Ignoro en otras latitudes pero acá, en la Ciudad de México, la llamada clase media es una cosa fascinante. Siempre detrás de sus aspiracioncitas, de sus expectativitas. Detrás. Ese es el sitio al que en justicia pertenecen sus especimenes. Son como los pobres galgos que persiguen a la liebre, ignorantes de su destino cruel: Nunca la van a alcanzar. Desde que empecé a observarle, hace ya muchos años, comencé a sentir una hasta morbosa atracción por sus peculiares modos. La apariencia como fundamento de vida. Detrás. No sé qué retorcido mecanismo hay dentro de mi cabezota que la materia me resulta tan atractiva. Ahora tres ejemplos deliciosos.

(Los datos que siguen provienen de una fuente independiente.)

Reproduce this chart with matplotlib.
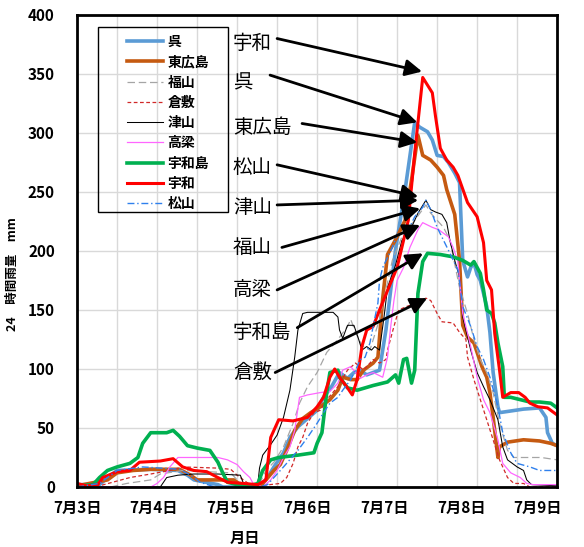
import numpy as np
import matplotlib.pyplot as plt
from matplotlib.patches import Rectangle

plt.rcParams['font.family'] = ['Noto Sans CJK JP', 'DejaVu Sans']

# hours from 7/3 0:00 and 24h rainfall (mm)
kure_h = [0, 7, 10.5, 12.5, 23, 31.5, 34.5, 36.5, 44, 45.5, 57, 59.5, 61.5, 64.5, 66.5, 69, 72, 75, 77, 79.5,
          82, 84.5, 86.5, 88.5, 90.5, 94.5, 96.5, 99.5, 102.5, 105.5, 107, 109.5, 111, 112.5, 114.5, 116, 118, 119.5,
          120.5, 122, 123, 124, 125, 126, 128, 129, 130, 131.5, 132, 139.5, 144.5, 146.5, 147, 148.5, 150]
kure_v = [2, 2, 10, 14, 15, 14, 10, 6, 2, 0, 0, 8, 17, 29, 42, 51, 58, 65, 76, 85,
          97, 92, 97, 99, 95, 99, 133, 201, 252, 309, 305, 301, 294, 281, 280, 275, 266, 258,
          192, 178, 186, 190, 180, 175, 153, 131, 97, 68, 63, 66, 67, 59, 46, 37, 35]

hh_h = [0, 9.5, 12.5, 17.5, 23, 32, 35.5, 37.5, 49, 51, 57, 59, 61.5, 63.5, 65.5, 68, 70.5, 73, 76, 79,
        81.5, 83, 85.5, 87.5, 89.5, 91, 92.5, 94, 95.5, 97, 100, 102.5, 104.5, 106.5, 108, 110.5, 112.5, 114.5,
        115.5, 118, 119.5, 120.5, 122, 124, 125.5, 126.5, 128, 129, 130, 131.5, 132, 134.5, 139.5, 144.5, 148, 150]
hh_v = [1, 6, 12, 14, 15, 15, 10, 6, 6, 2, 0, 6, 14, 19, 31, 48, 58, 63, 68, 74,
        82, 93, 91, 91, 99, 102, 105, 110, 160, 197, 212, 226, 260, 298, 281, 277, 271, 264,
        252, 231, 192, 137, 127, 122, 110, 102, 93, 80, 59, 25, 34, 38, 40, 39, 37, 35]

fukuyama_h = [0, 10.5, 15.5, 23, 26, 33, 48, 50, 52, 56.5, 59, 61.5, 64.5, 67.5, 69.5, 72, 75, 78, 81.5, 84.5,
              85.5, 87, 89, 91.5, 94.5, 98.5, 101.5, 105.5, 109, 110.5, 112.5, 114.5, 116.5, 119.5, 122, 124,
              126, 128, 130, 132, 134.5, 136.5, 145, 150]
fukuyama_v = [0, 0, 3, 6, 11, 14, 12, 6, 2, 0, 14, 21, 34, 54, 71, 85, 97, 114, 125, 136,
              142, 131, 120, 116, 142, 192, 212, 226, 239, 232, 226, 220, 209, 169, 147, 125,
              108, 97, 80, 54, 31, 25, 25, 23]

kurashiki_h = [0, 7, 16.5, 23, 29, 33, 44, 48, 50, 52, 54, 57, 63.5, 65.5, 67.5, 69, 70.5, 72, 74, 76,
               78, 81.5, 84.5, 87, 89.5, 92.5, 94.5, 96.5, 97, 99, 100.5, 103, 106.5, 109, 110.5, 112.5,
               114, 117.5, 119.5, 121.5, 122, 124, 126, 128, 130, 132, 134.5, 136.5, 139.5, 141.5, 150]
kurashiki_v = [0, 1, 8, 11, 14, 17, 16, 15, 10, 6, 2, 1, 3, 8, 20, 34, 42, 54, 63, 65,
               74, 85, 99, 105, 99, 108, 105, 108, 116, 136, 150, 153, 156, 160, 158, 147,
               140, 139, 131, 125, 110, 91, 74, 57, 40, 23, 8, 3, 3, 0, 0]

tsuyama_h = [0, 26, 28, 31.5, 36.5, 44, 51, 52, 54, 56.5, 57, 58, 60.5, 62.5, 64.5, 66.5, 68, 69, 70.5, 72,
             80, 81.5, 82, 83, 84.5, 86.5, 88, 89, 90.5, 92, 93, 94.5, 96, 97, 99.5, 101.5, 104.5, 106.5,
             109, 110.5, 112, 114, 115.5, 116.5, 118, 119.5, 120.5, 123, 125, 127, 129, 131.5, 133, 134.5,
             137.5, 139.5, 140.5, 142, 150]
tsuyama_v = [0, 0, 8, 10, 11, 11, 10, 3, 1, 3, 16, 27, 36, 44, 59, 82, 110, 133, 147, 148,
             148, 144, 133, 126, 137, 137, 125, 116, 119, 116, 119, 116, 146, 169, 188, 209, 220, 232,
             243, 235, 233, 231, 224, 209, 192, 178, 144, 116, 97, 85, 74, 57, 34, 23,
             17, 14, 6, 2, 1]

takahashi_h = [0, 23, 25, 27, 29, 31.5, 35.5, 44, 47, 50, 52, 54, 55, 58, 60.5, 62.5, 64.5, 66.5, 68, 69.5,
               72, 76, 79, 81.5, 83, 85.5, 87, 88.5, 90.5, 92.5, 95.5, 97, 98, 99, 100, 102, 104, 106.5,
               108, 109.5, 111, 113, 114.5, 116, 117.5, 119, 120.5, 123, 125, 127, 129, 131.5, 133, 135.5,
               138.5, 140.5, 142.5, 150]
takahashi_v = [0, 0, 3, 8, 17, 25, 25, 25, 23, 19, 13, 8, 3, 0, 6, 14, 25, 34, 48, 76,
               78, 80, 81, 88, 99, 102, 97, 92, 95, 97, 93, 110, 136, 158, 175, 186, 203, 218,
               224, 222, 220, 218, 215, 212, 203, 191, 147, 119, 93, 74, 63, 40, 20, 12,
               8, 3, 2, 2]

uwajima_h = [0, 5, 7, 9.5, 12.5, 16.5, 19, 20.5, 23, 28, 30, 32, 34.5, 37.5, 41.5, 44, 45.5, 47, 50, 54,
             56.5, 58, 60.5, 63, 69, 74, 75, 76.5, 78, 79, 81.5, 82, 84.5, 87.5, 92.5, 97, 99.5, 100.5, 102, 103,
             104.5, 105.5, 106.5, 108, 109.5, 113.5, 117.5, 120.5, 123, 124, 126, 127, 128, 129.5, 130.5, 131.5,
             133, 133.5, 135.5, 138.5, 141.5, 144.5, 148, 150]
uwajima_v = [1, 2, 8, 14, 17, 20, 25, 37, 46, 46, 48, 43, 35, 33, 31, 21, 12, 4, 2, 1,
             3, 14, 23, 25, 27, 29, 37, 46, 80, 97, 99, 93, 84, 82, 86, 89, 95, 88, 108, 109,
             88, 99, 164, 191, 198, 197, 195, 192, 188, 191, 181, 167, 150, 147, 139, 122,
             102, 76, 76, 74, 72, 72, 71, 67]

uwa_h = [0, 3, 6.5, 8, 12.5, 16.5, 19.5, 26, 30, 33, 36.5, 40.5, 44, 47, 52, 56.5, 59, 60.5, 63, 67.5,
         72, 75, 77, 79, 80.5, 82, 84.5, 86, 87.5, 89, 90.5, 92.5, 94.5, 98, 100, 103.5, 105.5, 108, 111, 112,
         113.5, 115.5, 117.5, 119, 122, 123.5, 125, 127, 128, 129.5, 130.5, 132, 133, 135.5, 138, 140, 141.5,
         144, 147, 150]
uwa_v = [3, 1, 2, 8, 13, 14, 21, 22, 24, 17, 14, 13, 8, 4, 3, 2, 6, 42, 57, 56,
         59, 68, 76, 93, 100, 93, 84, 78, 91, 119, 133, 136, 150, 173, 186, 226, 283, 347, 334, 314,
         287, 277, 271, 264, 241, 235, 229, 207, 175, 167, 130, 99, 76, 80, 80, 76, 71,
         68, 67, 61]

matsuyama_h = [0, 7, 12.5, 20.5, 32, 35.5, 38.5, 43, 57, 59.5, 64.5, 69, 72, 75, 77, 79, 81.5, 83, 85.5, 87,
               88.5, 90, 91.5, 92.5, 94, 94.5, 95.5, 98.5, 100, 103, 105.5, 108, 109, 110.5, 112.5, 114.5,
               116.5, 119, 120.5, 123, 125, 127, 129, 131.5, 133, 135.5, 137.5, 141.5, 144.5, 150]
matsuyama_v = [0, 3, 14, 17, 15, 10, 4, 0, 0, 2, 17, 31, 42, 54, 63, 71, 76, 82, 91, 99,
               108, 110, 122, 136, 156, 175, 186, 203, 214, 215, 229, 237, 243, 235, 220, 209,
               198, 184, 153, 136, 119, 108, 93, 68, 46, 29, 20, 17, 14, 14]

day_labels = ['7月3日', '7月4日', '7月5日', '7月6日', '7月7日', '7月8日', '7月9日']

# label text position, arrow start, arrow end (hours, mm)
notes = [
    ('宇和', (48.7, 376), (62.5, 380), (107.8, 352)),
    ('呉', (48.7, 342), (60.3, 349), (106.3, 309)),
    ('東広島', (48.7, 305), (70.3, 308), (106.3, 292)),
    ('松山', (48.7, 271), (62.5, 273), (106.6, 246)),
    ('津山', (48.7, 237), (62.5, 239), (106.6, 243)),
    ('福山', (48.7, 203), (64, 203), (107.2, 236)),
    ('高梁', (48.7, 167), (62.5, 167), (107.2, 222)),
    ('宇和島', (48.7, 131), (68.8, 135), (108.1, 198)),
    ('倉敷', (48.7, 97), (61.9, 97), (109.4, 160)),
]

fig = plt.figure(figsize=(5.84, 5.47), dpi=100)
ax = fig.add_axes([0.132, 0.1097, 0.822, 0.863])

ax.plot(kure_h, kure_v, color='#5B9BD5', lw=2.6, label='呉')
ax.plot(hh_h, hh_v, color='#C55A11', lw=2.6, label='東広島')
ax.plot(fukuyama_h, fukuyama_v, color='#A5A5A5', lw=0.9, ls=(0, (6, 3)), label='福山')
ax.plot(kurashiki_h, kurashiki_v, color='#D02828', lw=0.9, ls=(0, (3, 2)), label='倉敷')
ax.plot(tsuyama_h, tsuyama_v, color='black', lw=0.75, label='津山')
ax.plot(takahashi_h, takahashi_v, color='#FF66FF', lw=0.9, label='高梁')
ax.plot(uwajima_h, uwajima_v, color='#00B050', lw=2.6, label='宇和島')
ax.plot(uwa_h, uwa_v, color='#FF0000', lw=2.2, label='宇和')
ax.plot(matsuyama_h, matsuyama_v, color='#2F80ED', lw=1.0, ls=(0, (5, 2, 1, 2)), label='松山')

for name, tpos, start, end in notes:
    ax.text(tpos[0], tpos[1], name, fontsize=14, ha='left', va='center')
    ax.annotate('', xy=end, xytext=start,
                arrowprops=dict(arrowstyle='-|>', color='black', lw=2, mutation_scale=25,
                                shrinkA=0, shrinkB=0))

ax.set_xlim(0, 150)
ax.set_ylim(0, 400)
ax.set_xticks(np.arange(0, 145, 24))
ax.set_xticklabels(day_labels, fontsize=11, fontweight='bold')
ax.set_xticks(np.linspace(0, 150, 13), minor=True)
ax.set_yticks(np.arange(0, 401, 50))
ax.set_yticklabels([str(v) for v in range(0, 401, 50)], fontsize=11, fontweight='bold')
ax.tick_params(which='both', length=0)
ax.tick_params(axis='x', pad=9)
ax.tick_params(axis='y', pad=16)
ax.grid(which='minor', axis='x', color='#D9D9D9', lw=1)
ax.grid(which='major', axis='y', color='#D9D9D9', lw=1)
ax.set_axisbelow(True)
for s in ax.spines.values():
    s.set_linewidth(2)

ax.set_ylabel('24　時間雨量　mm', fontsize=9, fontweight='bold')
ax.yaxis.set_label_coords(-0.12, 0.45)
ax.set_xlabel('月日', fontsize=11, fontweight='bold')
ax.xaxis.set_label_coords(0.35, -0.09)

leg = ax.legend(loc='upper left', bbox_to_anchor=(0.0896, 0.972), frameon=False, fontsize=10,
                handlelength=2.6, handletextpad=0.3, borderpad=0, labelspacing=0.45,
                prop={'weight': 'bold', 'size': 10})
ax.add_patch(Rectangle((21 / 480, 1 - 197 / 472), 130 / 480, 185 / 472, transform=ax.transAxes,
                       facecolor='none', edgecolor='black', lw=1, zorder=5))

fig.savefig('out.png', dpi=100)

Ejemplo número uno. Por circunstancias que no vienen al caso, acudo a un sitio ubicado en una zona exclusiva de la ciudad. A la puerta del elegante edificio, dos hombres de traje y corbata, guardias de seguridad, me reciben con cara de perro aburrido. Digo: Buenos días. De inmediato, sin responder al saludo, uno de ellos me cuestiona sobre mi procedencia y destino. Antes de contestarle, repito: Buenos días. Por toda respuesta obtengo un mascullado ininteligible. Sonrío. El hombre trajeado, agazapado en su insistencia mecánica, arremete en mi contra: ¿De dónde viene, caballero? Así dijo: Caballero. Y yo respondo, con cinismo deliberado: De mi casa. Entrego una identificación, evidentemente no oficial, escribo mi nombre en la libreta de visitas y procedo. Una vez superados los émulos del mítico Cerbero, al interior del edificio elegante, todo es cordialidad, sonrisas impostadas. Me pregunto si mis anfitriones de veras ignoran el tipo de recibimiento que sus guardianes dan a los invitados o nomás se hacen pendejos.
Ejemplo número dos. En un restaurante muy bonito, por circunstancias que tampoco vienen al caso. Todos los empleados nos tratan, a mi joven acompañante y a mí, con modales impecables. En algún momento me levanto para ir al baño. En mi trayecto paso cerca de la cocina, cuya puerta inexplicablemente se encuentra abierta. Los empleados, que tan decentes se mostraron delante de nosotros, ahora sostienen amena charla, haciendo uso de un lenguaje que seguro sonrojaría al más desvergonzado de los galeotes. Regreso a mi lugar y observo a los comensales alrededor. Me divierte imaginar sus caras de pretenciosa indignación si, por algún error, la conversación de los empleados de la cocina sonara en un altavoz.
Ejemplo número tres. Lo escuché en el supermercado. Una señora platica con un señor acerca de no sé qué chingado objeto que ella compró recientemente. Y apura la pertinente aclaración: Lo compré en Tal lado, ya sabes que comprar en la bodega Tal es más feito.
Contrario a lo que muchos creen, la clase media no es una circunstancia de vida, ni destino manifiesto. La clase media es una actitud. Igual que el tercer mundo. Igual que la indecencia. Una decisión personalísima e inalienable. Alguna vez, alguien que se creía muy listo, me preguntó: Pues entonces, tú que eres. Nada, le contesté, soy nada. Solamente soy un tipo que camina y bebe café. No me gusta ir a pasear el fin de semana a las plazas comerciales. Y como no tengo dinero para ir a Nueva York, y aunque lo tuviera jamás de los jamases iría, mejor me voy al café de la esquina, pido uno cargado, sin azúcar, y me pongo a leer un libro bonito. Fin.